Grammar skills don’t stick unless students actually practice fixing their own mistakes. A punctuation and capitalization activity gives fifth graders the chance to identify what’s missing and rewrite sentences correctly, which builds real understanding rather than just memorization.
When students encounter a sentence like “where did sarah go to school last week,” they have to recognize multiple errors at once: the missing capital letter at the start, the proper noun that needs capitalization, and the missing question mark. This kind of exercise forces them to think about why these rules exist, not just what they are. A student who rewrites that sentence correctly has demonstrated they understand sentence structure, proper nouns, and end punctuation in one go.
What Makes This Activity Effective
Rewriting sentences works better than multiple-choice questions because it requires active recall. Students can’t guess their way through. They have to decide where capital letters belong, when quotation marks are necessary for dialogue, and which punctuation mark fits the sentence’s purpose. For fifth grade reading instruction, this bridges the gap between knowing the rules and applying them in actual writing.
The activity typically includes sentences missing various elements. Some might lack quotation marks around dialogue, others need apostrophes in contractions, and some are missing commas entirely. This variety keeps students engaged and prevents them from falling into patterns where they only look for one type of error.

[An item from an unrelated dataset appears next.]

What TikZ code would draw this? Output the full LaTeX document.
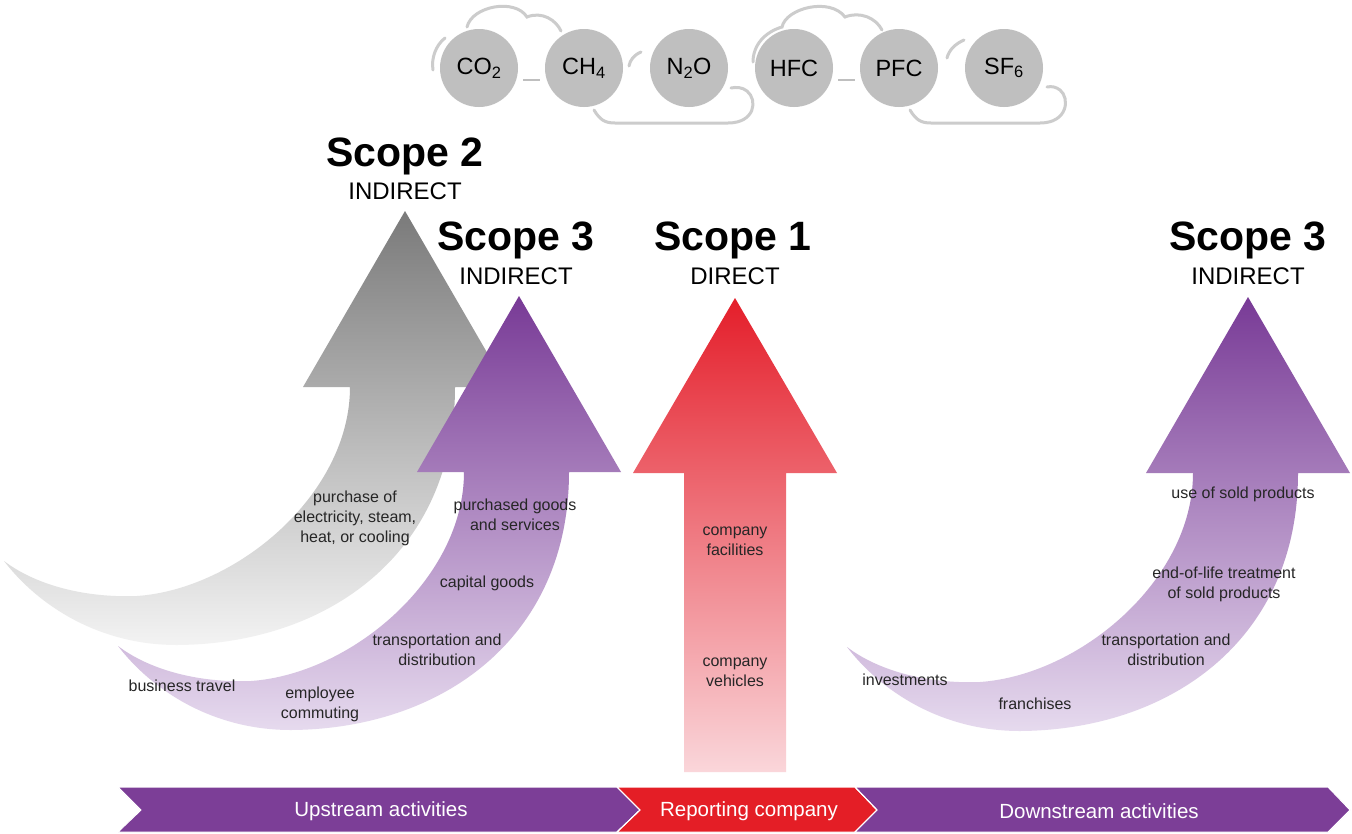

You can pair this work with other grammar resources. Students studying what conjunctions are will spot them in sentences they’re correcting. Those working through extended reading comprehension activities will apply their punctuation skills to longer passages. Even fun activities like St. Patrick’s Day reading worksheets can include grammar elements that reinforce these skills in context.
When you assess your student’s work, look for consistent patterns in what they catch and what they miss. Some students master capitalization quickly but struggle with punctuation choices. Others grasp dialogue punctuation but forget about other comma rules. These patterns tell you exactly where to focus next.